Go-live planning, hypercare support, and continuous improvement
Go-live planning for warehouse operations should include cutover inventory counts, staffing buffers, command center support, escalation paths, and clear rules for issue triage. The first days after deployment should prioritize transaction accuracy over optimization. Hypercare should place knowledgeable support resources close to operations, with rapid decisions on whether issues are caused by data, configuration, training, or process noncompliance.
Continuous improvement begins once stability is achieved. SysGenPro typically recommends a structured review of warehouse KPIs such as receiving accuracy, pick accuracy, inventory variance, order cycle time, replenishment responsiveness, returns turnaround, and user error rates. These metrics should inform the next wave of Odoo consulting priorities, whether that means refining replenishment logic, expanding Quality controls, improving Maintenance planning for warehouse equipment, or extending analytics and automation.

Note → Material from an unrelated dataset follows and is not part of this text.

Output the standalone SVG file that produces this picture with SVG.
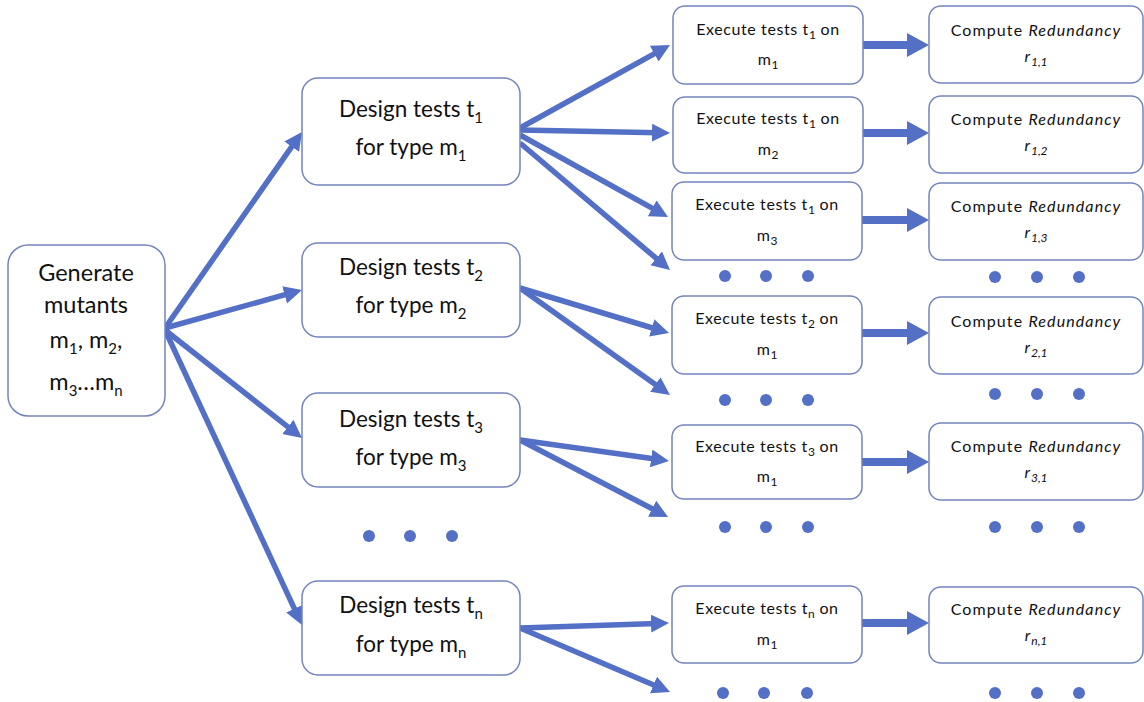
<svg xmlns="http://www.w3.org/2000/svg" width="1144" height="702" viewBox="0 0 1144 702">
<defs>
<style>
.box{fill:#fff;stroke:#7384bd;stroke-width:1.5}
.t{font-family:Lato,"Noto Sans","Liberation Sans",sans-serif;fill:#111;text-anchor:middle}
.g{font-size:23.5px}
.d{font-size:22.5px}
.e{font-size:16px;letter-spacing:0.6px}
.c{font-size:16px;letter-spacing:1.1px}
.sub{font-size:12px;letter-spacing:0}
.subd{font-size:15px}
.a{stroke:#5470c6;stroke-width:5.5;fill:none}
.b{stroke:#5470c6;stroke-width:8;fill:none}
.dot{fill:#5470c6}
</style>
<marker id="ah" markerUnits="userSpaceOnUse" markerWidth="20" markerHeight="20" refX="6" refY="9" orient="auto" viewBox="0 0 20 20">
<path d="M0,0 L18,9 L0,18 z" fill="#5470c6"/>
</marker>
<marker id="bh" markerUnits="userSpaceOnUse" markerWidth="24" markerHeight="26" refX="5" refY="12" orient="auto" viewBox="0 0 24 26">
<path d="M0,0 L22,12 L0,24 z" fill="#5470c6"/>
</marker>
</defs>
<rect width="1144" height="702" fill="#fff"/>

<g id="connectors">
<line class="a" x1="165" y1="328" x2="295.1" y2="141.8" marker-end="url(#ah)"/>
<line class="a" x1="165" y1="328" x2="290.4" y2="293.2" marker-end="url(#ah)"/>
<line class="a" x1="165" y1="330" x2="292.6" y2="430.6" marker-end="url(#ah)"/>
<line class="a" x1="165" y1="330" x2="296.9" y2="614.1" marker-end="url(#ah)"/>
<line class="a" x1="520" y1="128" x2="659.5" y2="50.8" marker-end="url(#ah)"/>
<line class="a" x1="520" y1="130" x2="658" y2="132.8" marker-end="url(#ah)"/>
<line class="a" x1="520" y1="135" x2="657.5" y2="211.2" marker-end="url(#ah)"/>
<line class="a" x1="520" y1="143" x2="660.8" y2="262.2" marker-end="url(#ah)"/>
<line class="a" x1="520" y1="288" x2="657.5" y2="329.5" marker-end="url(#ah)"/>
<line class="a" x1="520" y1="288" x2="660.2" y2="388" marker-end="url(#ah)"/>
<line class="a" x1="520" y1="440" x2="657.1" y2="459.3" marker-end="url(#ah)"/>
<line class="a" x1="520" y1="440" x2="657.4" y2="511.5" marker-end="url(#ah)"/>
<line class="a" x1="520" y1="628" x2="657" y2="623.4" marker-end="url(#ah)"/>
<line class="a" x1="520" y1="628" x2="659" y2="687.3" marker-end="url(#ah)"/>
<line class="b" x1="863" y1="45" x2="912" y2="45" marker-end="url(#bh)"/>
<line class="b" x1="863" y1="133" x2="912" y2="133" marker-end="url(#bh)"/>
<line class="b" x1="862" y1="220" x2="912" y2="220" marker-end="url(#bh)"/>
<line class="b" x1="862" y1="333" x2="912" y2="333" marker-end="url(#bh)"/>
<line class="b" x1="862" y1="462" x2="912" y2="462" marker-end="url(#bh)"/>
<line class="b" x1="862" y1="623" x2="912" y2="623" marker-end="url(#bh)"/>
</g>

<g id="gen">
<rect class="box" x="8" y="245" width="157" height="171" rx="20"/>
<text class="t g" x="86" y="281">Generate</text>
<text class="t g" x="86" y="313">mutants</text>
<text class="t g" x="86" y="348">m<tspan class="subd" dy="6">1</tspan><tspan dy="-6">, m</tspan><tspan class="subd" dy="6">2</tspan><tspan dy="-6">,</tspan></text>
<text class="t g" x="86" y="390">m<tspan class="subd" dy="6">3</tspan><tspan dy="-6">…m</tspan><tspan class="subd" dy="6">n</tspan></text>
</g>

<g id="design1">
<rect class="box" x="302" y="78" width="218" height="107" rx="16"/>
<text class="t d" x="411" y="117">Design tests t<tspan class="subd" dy="6">1</tspan></text>
<text class="t d" x="411" y="155">for type m<tspan class="subd" dy="6">1</tspan></text>
</g>
<g id="design2">
<rect class="box" x="302" y="243" width="218" height="94" rx="16"/>
<text class="t d" x="411" y="275">Design tests t<tspan class="subd" dy="6">2</tspan></text>
<text class="t d" x="411" y="313">for type m<tspan class="subd" dy="6">2</tspan></text>
</g>
<g id="design3">
<rect class="box" x="302" y="393" width="218" height="94" rx="16"/>
<text class="t d" x="411" y="427">Design tests t<tspan class="subd" dy="6">3</tspan></text>
<text class="t d" x="411" y="465">for type m<tspan class="subd" dy="6">3</tspan></text>
</g>
<g id="designn">
<rect class="box" x="302" y="581" width="218" height="94" rx="16"/>
<text class="t d" x="411" y="613">Design tests t<tspan class="subd" dy="6">n</tspan></text>
<text class="t d" x="411" y="652">for type m<tspan class="subd" dy="6">n</tspan></text>
</g>

<g id="exec1">
<rect class="box" x="673" y="6" width="190" height="78" rx="12"/>
<text class="t e" x="768" y="35">Execute tests t<tspan class="sub" dy="4">1</tspan><tspan dy="-4"> on</tspan></text>
<text class="t e" x="768" y="65">m<tspan class="sub" dy="4">1</tspan></text>
</g>
<g id="exec2">
<rect class="box" x="673" y="97" width="190" height="76" rx="12"/>
<text class="t e" x="768" y="124">Execute tests t<tspan class="sub" dy="4">1</tspan><tspan dy="-4"> on</tspan></text>
<text class="t e" x="768" y="155">m<tspan class="sub" dy="4">2</tspan></text>
</g>
<g id="exec3">
<rect class="box" x="672" y="182" width="190" height="78" rx="12"/>
<text class="t e" x="767" y="210">Execute tests t<tspan class="sub" dy="4">1</tspan><tspan dy="-4"> on</tspan></text>
<text class="t e" x="767" y="241">m<tspan class="sub" dy="4">3</tspan></text>
</g>
<g id="exec4">
<rect class="box" x="672" y="296" width="190" height="78" rx="12"/>
<text class="t e" x="767" y="324">Execute tests t<tspan class="sub" dy="4">2</tspan><tspan dy="-4"> on</tspan></text>
<text class="t e" x="767" y="355">m<tspan class="sub" dy="4">1</tspan></text>
</g>
<g id="exec5">
<rect class="box" x="672" y="425" width="190" height="74" rx="12"/>
<text class="t e" x="767" y="452">Execute tests t<tspan class="sub" dy="4">3</tspan><tspan dy="-4"> on</tspan></text>
<text class="t e" x="767" y="482">m<tspan class="sub" dy="4">1</tspan></text>
</g>
<g id="execn">
<rect class="box" x="672" y="586" width="190" height="77" rx="12"/>
<text class="t e" x="767" y="614">Execute tests t<tspan class="sub" dy="4">n</tspan><tspan dy="-4"> on</tspan></text>
<text class="t e" x="767" y="645">m<tspan class="sub" dy="4">1</tspan></text>
</g>

<g id="comp1">
<rect class="box" x="929" y="6" width="214" height="77" rx="12"/>
<text class="t c" x="1036" y="36">Compute <tspan font-style="italic">Redundancy</tspan></text>
<text class="t c" x="1036" y="62" font-style="italic">r<tspan class="sub" dy="4">1,1</tspan></text>
</g>
<g id="comp2">
<rect class="box" x="929" y="96" width="214" height="77" rx="12"/>
<text class="t c" x="1036" y="125">Compute <tspan font-style="italic">Redundancy</tspan></text>
<text class="t c" x="1036" y="151" font-style="italic">r<tspan class="sub" dy="4">1,2</tspan></text>
</g>
<g id="comp3">
<rect class="box" x="929" y="183" width="214" height="77" rx="12"/>
<text class="t c" x="1036" y="212">Compute <tspan font-style="italic">Redundancy</tspan></text>
<text class="t c" x="1036" y="238" font-style="italic">r<tspan class="sub" dy="4">1,3</tspan></text>
</g>
<g id="comp4">
<rect class="box" x="929" y="297" width="214" height="77" rx="12"/>
<text class="t c" x="1036" y="327">Compute <tspan font-style="italic">Redundancy</tspan></text>
<text class="t c" x="1036" y="353" font-style="italic">r<tspan class="sub" dy="4">2,1</tspan></text>
</g>
<g id="comp5">
<rect class="box" x="929" y="423" width="214" height="77" rx="12"/>
<text class="t c" x="1036" y="452">Compute <tspan font-style="italic">Redundancy</tspan></text>
<text class="t c" x="1036" y="478" font-style="italic">r<tspan class="sub" dy="4">3,1</tspan></text>
</g>
<g id="compn">
<rect class="box" x="929" y="587" width="214" height="76" rx="12"/>
<text class="t c" x="1036" y="615">Compute <tspan font-style="italic">Redundancy</tspan></text>
<text class="t c" x="1036" y="641" font-style="italic">r<tspan class="sub" dy="4">n,1</tspan></text>
</g>

<g id="ellipses">
<circle class="dot" cx="369" cy="536" r="6"/><circle class="dot" cx="410" cy="536" r="6"/><circle class="dot" cx="452" cy="536" r="6"/>
<circle class="dot" cx="725" cy="276" r="6"/><circle class="dot" cx="766" cy="276" r="6"/><circle class="dot" cx="808" cy="276" r="6"/>
<circle class="dot" cx="995" cy="277" r="6"/><circle class="dot" cx="1037" cy="277" r="6"/><circle class="dot" cx="1079" cy="277" r="6"/>
<circle class="dot" cx="725" cy="400" r="6"/><circle class="dot" cx="766" cy="400" r="6"/><circle class="dot" cx="808" cy="400" r="6"/>
<circle class="dot" cx="995" cy="394" r="6"/><circle class="dot" cx="1037" cy="394" r="6"/><circle class="dot" cx="1079" cy="394" r="6"/>
<circle class="dot" cx="725" cy="527" r="6"/><circle class="dot" cx="766" cy="527" r="6"/><circle class="dot" cx="808" cy="527" r="6"/>
<circle class="dot" cx="995" cy="527" r="6"/><circle class="dot" cx="1037" cy="527" r="6"/><circle class="dot" cx="1079" cy="527" r="6"/>
<circle class="dot" cx="723" cy="693" r="6"/><circle class="dot" cx="764" cy="693" r="6"/><circle class="dot" cx="807" cy="693" r="6"/>
<circle class="dot" cx="995" cy="693" r="6"/><circle class="dot" cx="1037" cy="693" r="6"/><circle class="dot" cx="1079" cy="693" r="6"/>
</g>
</svg>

Executive decision guidance for scalable warehouse discipline
Executives evaluating Odoo implementation for distribution should view training governance as an investment in control, not an administrative cost. The right decision framework asks whether the program is creating durable process discipline, trusted inventory data, accountable supervision, and scalable operating standards across sites. If those conditions are in place, Odoo deployment can support growth, service improvement, and modernization without constant dependence on manual intervention.
As an Odoo implementation partner, SysGenPro advises distribution organizations to design for scale from the beginning: standardize core warehouse processes, minimize unnecessary customization, govern migration rigorously, validate cloud readiness, and treat training as a measurable operational workstream. That is how ERP implementation moves from software activation to sustainable digital transformation.